Buddy Young Jr. (Billy Crystal) is in the twilight of his career. Once he had his own television show, but his self-destructive impulses and violent temper torpedoed that (not to mention increasingly alienating his loved ones). Now a senior citizen, he is still trying to make a go of it, still making life miserable for his long-suffering brother. The film flashes back and forth, showing us Buddy’s rise and fall in the past, and his current attempts to make something remotely resembling a com…back.
Crystal has good feel for characters and period, not to mention the style of jokes that Buddy would be telling. False notes ring, though, when characters seem to find Buddy’s non-stop patter more hilarious than it really is (it’s as if we were watching The Rupert Pupkin Story, as scripted by same), and the sentimental element is pure treacle, in family-size helpings.
The soundtrack gets the job done, but certainly won’t knock your socks off. The sound is crisp and clear, and there is no dialogue distortion.

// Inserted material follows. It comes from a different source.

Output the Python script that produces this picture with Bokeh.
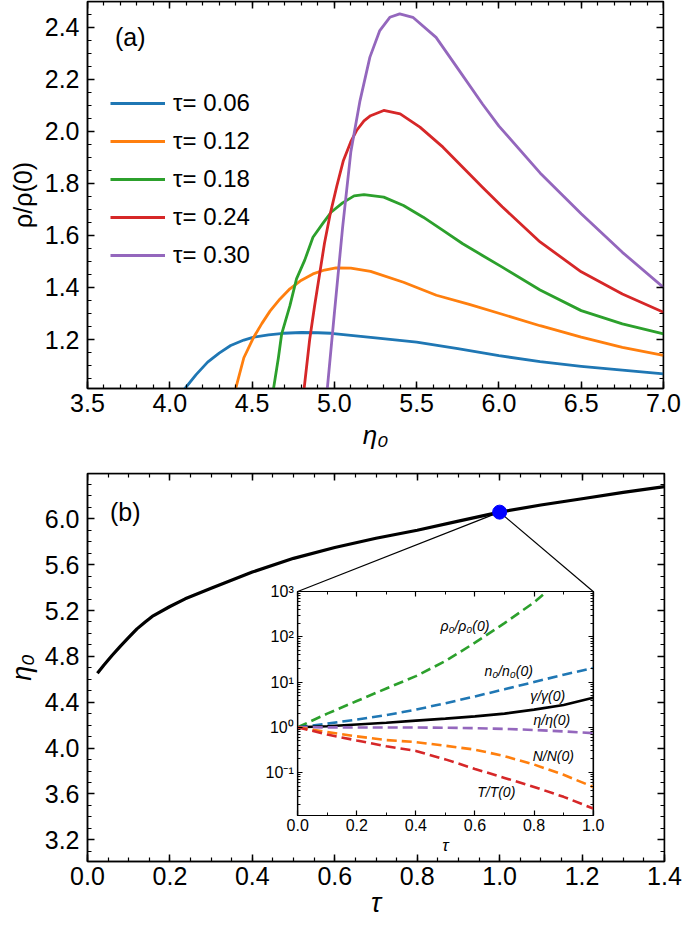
import numpy as np
from bokeh.plotting import figure
from bokeh.layouts import column
from bokeh.models import (LinearAxis, LogAxis, Range1d, SingleIntervalTicker, FixedTicker,
                          Label, Legend, LegendItem, CustomJSTickFormatter, LogScale)
from bokeh.embed import file_html
from bokeh.resources import INLINE

FONT = "Liberation Sans"

# ---------------- data: panel (a) ----------------
tau_labels = ["τ= 0.06", "τ= 0.12", "τ= 0.18", "τ= 0.24", "τ= 0.30"]
colors = ["#1f77b4", "#ff7f0e", "#2ca02c", "#d62728", "#9467bd"]

eta_006 = [4.09, 4.16, 4.23, 4.3, 4.37, 4.45, 4.51, 4.6, 4.69, 4.8, 4.9, 4.98, 5.1, 5.25, 5.5, 5.75, 6.0, 6.25, 6.5, 6.75, 7.0]
rho_006 = [1.01, 1.065, 1.113, 1.148, 1.177, 1.198, 1.209, 1.218, 1.224, 1.227, 1.226, 1.224, 1.216, 1.206, 1.19, 1.165, 1.138, 1.115, 1.097, 1.082, 1.068]

eta_012 = [4.40, 4.45, 4.51, 4.56, 4.61, 4.67, 4.73, 4.8, 4.87, 4.94, 5.01, 5.1, 5.22, 5.42, 5.62, 5.82, 6.02, 6.25, 6.5, 6.75, 7.0]
rho_012 = [1.01, 1.13, 1.209, 1.262, 1.31, 1.356, 1.395, 1.428, 1.452, 1.467, 1.475, 1.474, 1.462, 1.42, 1.37, 1.335, 1.297, 1.253, 1.209, 1.17, 1.139]

eta_018 = [4.63, 4.66, 4.68, 4.73, 4.77, 4.82, 4.87, 4.93, 4.98, 5.05, 5.12, 5.18, 5.3, 5.42, 5.54, 5.66, 5.78, 5.9, 6.02, 6.25, 6.5, 6.75, 7.0]
rho_018 = [1.01, 1.13, 1.222, 1.33, 1.433, 1.505, 1.593, 1.646, 1.689, 1.725, 1.752, 1.757, 1.747, 1.715, 1.67, 1.619, 1.568, 1.523, 1.478, 1.39, 1.311, 1.26, 1.222]

eta_024 = [4.816, 4.85, 4.88, 4.91, 4.94, 4.975, 5.015, 5.055, 5.1, 5.135, 5.18, 5.22, 5.3, 5.4, 5.52, 5.66, 5.78, 5.9, 6.02, 6.25, 6.5, 6.75, 7.0]
rho_024 = [1.01, 1.20, 1.33, 1.45, 1.57, 1.683, 1.79, 1.888, 1.96, 2.003, 2.04, 2.06, 2.08, 2.067, 2.016, 1.939, 1.862, 1.785, 1.71, 1.575, 1.46, 1.375, 1.305]

eta_030 = [4.957, 5.0, 5.05, 5.1, 5.156, 5.216, 5.276, 5.337, 5.397, 5.477, 5.618, 5.759, 5.9, 6.0, 6.25, 6.5, 6.75, 7.0]
rho_030 = [1.01, 1.30, 1.63, 1.92, 2.118, 2.285, 2.387, 2.438, 2.451, 2.438, 2.361, 2.233, 2.105, 2.02, 1.84, 1.683, 1.535, 1.40]

# ---------------- data: panel (b) ----------------
tau_b = [0.024, 0.04, 0.06, 0.08, 0.1, 0.12, 0.14, 0.157, 0.2, 0.237, 0.3, 0.4, 0.5, 0.6, 0.7, 0.8, 0.9, 1.0, 1.1, 1.2, 1.3, 1.4]
eta_b = [4.653, 4.725, 4.81, 4.89, 4.965, 5.04, 5.10, 5.148, 5.235, 5.302, 5.395, 5.535, 5.655, 5.75, 5.83, 5.90, 5.98, 6.058, 6.12, 6.175, 6.23, 6.28]
tau_marker = 1.0

# ---------------- data: inset ----------------
tau_in = [0.0, 0.1, 0.2, 0.3, 0.4, 0.5, 0.6, 0.7, 0.8, 0.9, 1.0]
tau_rho0 = [0.0, 0.1, 0.2, 0.3, 0.4, 0.5, 0.6, 0.7, 0.8, 0.843]
rho0_ratio = [1, 2.0, 3.8, 7.2, 13.5, 29, 74, 200, 575, 1000]
n0_ratio = [1, 1.2, 1.48, 1.86, 2.45, 3.4, 4.8, 6.9, 10.0, 14.5, 20.4]
gamma_ratio = [1, 1.05, 1.15, 1.26, 1.40, 1.55, 1.74, 2.0, 2.45, 3.1, 4.47]
eta_ratio = [1, 0.995, 0.99, 0.988, 0.985, 0.975, 0.955, 0.92, 0.87, 0.81, 0.74]
N_ratio = [1, 0.78, 0.63, 0.52, 0.47, 0.39, 0.32, 0.23, 0.15, 0.089, 0.048]
T_ratio = [1, 0.69, 0.51, 0.38, 0.30, 0.195, 0.12, 0.076, 0.048, 0.029, 0.016]
inset_names = ["ρ₀/ρ₀(0)", "n₀/n₀(0)", "γ/γ(0)", "η/η(0)", "N/N(0)", "T/T(0)"]
inset_colors = ["#2ca02c", "#1f77b4", "black", "#9467bd", "#ff7f0e", "#d62728"]
inset_label_pos = [(0.566, 174), (0.714, 17.2), (0.846, 5.0), (0.86, 1.46), (0.865, 0.23), (0.672, 0.037)]
inset_xlim = (0.0, 1.0)
inset_ylim = (10 ** -1.95, 1000.0)

EPS = 1e-9  # keeps the last tick on the range despite float rounding


def fmt1():
    return CustomJSTickFormatter(code="return tick.toFixed(1)")


def style_axis(ax, size="25px", standoff=8, lw=1.5, major_in=7, minor_in=4):
    ax.major_label_text_font = FONT
    ax.major_label_text_font_size = size
    ax.major_label_text_color = "black"
    ax.major_tick_in = major_in
    ax.major_tick_out = 0
    ax.minor_tick_in = minor_in
    ax.minor_tick_out = 0
    ax.axis_line_width = lw
    ax.axis_line_color = "black"
    ax.major_tick_line_width = lw
    ax.minor_tick_line_width = lw * 0.8
    ax.major_tick_line_color = "black"
    ax.minor_tick_line_color = "black"
    ax.major_label_standoff = standoff
    ax.axis_label_text_font = FONT
    ax.axis_label_text_color = "black"


def blank_axis(cls, ticker, loc, lw=1.5, major_in=7, minor_in=4, **kw):
    ax = cls(ticker=ticker, formatter=CustomJSTickFormatter(code="return ''"), fixed_location=loc, **kw)
    style_axis(ax, size="0px", standoff=0, lw=lw, major_in=major_in, minor_in=minor_in)
    return ax


def base_fig(**kw):
    p = figure(output_backend="svg", toolbar_location=None, **kw)
    p.grid.visible = False
    p.outline_line_color = "black"
    p.outline_line_width = 1.5
    p.background_fill_color = "white"
    return p


# ---------------- panel (a) ----------------
p1 = base_fig(width=684, height=460, min_border_left=82, min_border_right=21,
              min_border_top=1, min_border_bottom=72,
              x_range=Range1d(3.5, 7.0 + EPS), y_range=Range1d(1.0118, 2.4987))
xt1 = SingleIntervalTicker(interval=0.5, num_minor_ticks=5)
yt1 = SingleIntervalTicker(interval=0.2, num_minor_ticks=4)
p1.xaxis.ticker = xt1
p1.yaxis.ticker = yt1
for ax in p1.xaxis + p1.yaxis:
    style_axis(ax)
    ax.formatter = fmt1()
p1.xaxis.major_label_standoff = 5
p1.xaxis.axis_label = "η₀"
p1.xaxis.axis_label_text_font_size = "26px"
p1.xaxis.axis_label_text_font_style = "italic"
p1.xaxis.axis_label_standoff = 5
p1.yaxis.axis_label = "ρ/ρ(0)"
p1.yaxis.axis_label_text_font_size = "25px"
p1.yaxis.axis_label_text_font_style = "normal"
p1.yaxis.axis_label_standoff = 5
p1.add_layout(blank_axis(LinearAxis, xt1, p1.y_range.end), "above")
p1.add_layout(blank_axis(LinearAxis, yt1, p1.x_range.end), "right")

curves = [(eta_006, rho_006), (eta_012, rho_012), (eta_018, rho_018), (eta_024, rho_024), (eta_030, rho_030)]
items = []
for (ex, ry), c, lab in zip(curves, colors, tau_labels):
    r = p1.line(ex, ry, line_color=c, line_width=2.8, line_join="round")
    items.append(LegendItem(label=lab, renderers=[r]))
leg = Legend(items=items, location=(23, 119), glyph_width=55, glyph_height=28, label_height=28,
             spacing=10, label_standoff=8, padding=0, margin=0,
             label_text_font=FONT, label_text_font_size="24px", label_text_color="black",
             border_line_color=None, background_fill_alpha=0)
p1.add_layout(leg)
p1.add_layout(Label(x=3.76, y=2.364, text="(a)", text_align="center", text_baseline="middle",
                    text_font=FONT, text_font_size="25px", text_color="black"))

# ---------------- panel (b) ----------------
p2 = base_fig(width=685, height=471, min_border_left=87, min_border_right=18,
              min_border_top=13, min_border_bottom=70,
              x_range=Range1d(0.0, 1.4 + EPS), y_range=Range1d(3.011, 6.395))
xt2 = SingleIntervalTicker(interval=0.2, num_minor_ticks=4)
yt2 = SingleIntervalTicker(interval=0.4, num_minor_ticks=4)
p2.xaxis.ticker = xt2
p2.yaxis.ticker = yt2
for ax in p2.xaxis + p2.yaxis:
    style_axis(ax)
    ax.formatter = fmt1()
p2.xaxis.major_label_standoff = 5
p2.xaxis.axis_label = "τ"
p2.xaxis.axis_label_text_font_size = "27px"
p2.xaxis.axis_label_text_font_style = "italic"
p2.xaxis.axis_label_standoff = 0
p2.yaxis.axis_label = "η₀"
p2.yaxis.axis_label_text_font_size = "27px"
p2.yaxis.axis_label_text_font_style = "italic"
p2.yaxis.axis_label_standoff = 5
p2.add_layout(blank_axis(LinearAxis, xt2, p2.y_range.end), "above")
p2.add_layout(blank_axis(LinearAxis, yt2, p2.x_range.end), "right")

p2.line(tau_b, eta_b, line_color="black", line_width=3.2, line_join="round")

# --- inset placement: frame of panel (b) and of the inset, in page pixels ---
F2_LEFT, F2_TOP, F2_W, F2_H = 87, 473, 580, 388
IN_LEFT, IN_TOP, IN_W, IN_H = 298.3, 591, 297, 224

px_per_x = IN_W / (inset_xlim[1] - inset_xlim[0])
ix0 = inset_xlim[0] - (IN_LEFT - F2_LEFT) / px_per_x
ix1 = inset_xlim[1] + (F2_LEFT + F2_W - IN_LEFT - IN_W) / px_per_x
ly_lo, ly_hi = np.log10(inset_ylim[0]), np.log10(inset_ylim[1])
dec_per_px = (ly_hi - ly_lo) / IN_H
iy1 = ly_hi + (IN_TOP - F2_TOP) * dec_per_px
iy0 = ly_lo - (F2_TOP + F2_H - IN_TOP - IN_H) * dec_per_px
p2.extra_x_ranges = {"ix": Range1d(ix0, ix1)}
p2.extra_y_ranges = {"iy": Range1d(10 ** iy0, 10 ** iy1)}
p2.extra_y_scales = {"iy": LogScale()}


def px_to_data(px, py):
    xr, yr = p2.x_range, p2.y_range
    x = xr.start + (px - F2_LEFT) / F2_W * (xr.end - xr.start)
    y = yr.end - (py - F2_TOP) / F2_H * (yr.end - yr.start)
    return x, y


i_m = tau_b.index(tau_marker)
mx, my = tau_b[i_m], eta_b[i_m]
cl = px_to_data(IN_LEFT, IN_TOP)
cr = px_to_data(IN_LEFT + IN_W, IN_TOP)
p2.segment(x0=[mx, mx], y0=[my, my], x1=[cl[0], cr[0]], y1=[cl[1], cr[1]],
           line_color="black", line_width=1.2)
p2.scatter([mx], [my], size=14, fill_color="#0000ff", line_color="#0000ff")
p2.add_layout(Label(x=0.0917, y=6.058, text="(b)", text_align="center", text_baseline="middle",
                    text_font=FONT, text_font_size="25px", text_color="black"))

p2.quad(left=[inset_xlim[0]], right=[inset_xlim[1]], bottom=[inset_ylim[0]], top=[inset_ylim[1]],
        x_range_name="ix", y_range_name="iy", fill_color="white", line_color="black", line_width=1.2)

xt3 = SingleIntervalTicker(interval=0.2, num_minor_ticks=2)
major_log = [0.1, 1.0, 10.0, 100.0, 1000.0]
minor_log = [k * 10.0 ** e for e in range(-2, 3) for k in range(2, 10)]
yt3 = FixedTicker(ticks=major_log, minor_ticks=minor_log)
sup_fmt = CustomJSTickFormatter(code="""
const e = Math.round(Math.log10(tick));
const sup = {"-":"\u207b","0":"\u2070","1":"\u00b9","2":"\u00b2","3":"\u00b3","4":"\u2074","5":"\u2075","6":"\u2076","7":"\u2077","8":"\u2078","9":"\u2079"};
return "10" + String(e).split("").map(c => sup[c]).join("");
""")

ax_il = LogAxis(ticker=yt3, formatter=sup_fmt, x_range_name="ix", y_range_name="iy",
                fixed_location=inset_xlim[0], bounds=inset_ylim)
style_axis(ax_il, size="16px", standoff=4, lw=1.2, major_in=5, minor_in=3)
p2.add_layout(ax_il, "left")

ax_ib = LinearAxis(ticker=xt3, formatter=fmt1(), x_range_name="ix", y_range_name="iy",
                   fixed_location=inset_ylim[0], bounds=(inset_xlim[0], inset_xlim[1] + EPS), axis_label="τ")
style_axis(ax_ib, size="16px", standoff=3, lw=1.2, major_in=5, minor_in=3)
ax_ib.axis_label_text_font_size = "17px"
ax_ib.axis_label_text_font_style = "italic"
ax_ib.axis_label_standoff = 2
p2.add_layout(ax_ib, "below")

p2.add_layout(blank_axis(LogAxis, yt3, inset_xlim[1], lw=1.2, major_in=5, minor_in=3,
                         x_range_name="ix", y_range_name="iy", bounds=inset_ylim), "right")
p2.add_layout(blank_axis(LinearAxis, xt3, inset_ylim[1], lw=1.2, major_in=5, minor_in=3,
                         x_range_name="ix", y_range_name="iy", bounds=inset_xlim), "above")

series = [(tau_rho0, rho0_ratio), (tau_in, n0_ratio), (tau_in, gamma_ratio),
          (tau_in, eta_ratio), (tau_in, N_ratio), (tau_in, T_ratio)]
for (tx, s), c, nm in zip(series, inset_colors, inset_names):
    dash = "solid" if nm.startswith("γ") else "10 5"
    p2.line(tx, s, line_color=c, line_width=2.6, line_dash=dash,
            x_range_name="ix", y_range_name="iy")
for nm, (lx, ly) in zip(inset_names, inset_label_pos):
    p2.add_layout(Label(x=lx, y=ly, text=nm, text_align="center", text_baseline="middle",
                        x_range_name="ix", y_range_name="iy",
                        text_font=FONT, text_font_size="14px", text_font_style="italic",
                        text_color="black"))

layout = column(p1, p2, spacing=0)

open("out.html", "w").write(file_html(layout, INLINE))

The music has a decent surround presence, but the sound effects do so only minimally, and the left/right separation isn’t particularly noticeable.
Not the strongest video I’ve seen. The colours are quite soft and drab, at least at first. They improve, but we never achieve perfection. The picture is also a bit grainy, and the edge enhancement is perceptible. Otherwise, the transfer appears to be trouble-free. The picture format is 1.85:1 anamorphic.
The menu is fully animated and scored on the main page, but is silent and still thereafter. The main feature is Billy Crystal’s commentary (joined halfway through by David Paymer). Crystal’s take is interesting, revealing much that is autobiographical about the film. There are three featurettes: “The Buddy Young Jr. Story” (the history of the character, from his earliest Saturday Night Live appearances); “See What We Did?” (a closer look at the autobiographical elements); and “Make-Up!” (how the make-up was done). All three are more interesting than most promotional featurettes. Crystal also introduces a collection of deleted scenes. Finally, we have a gag reel and the trailer.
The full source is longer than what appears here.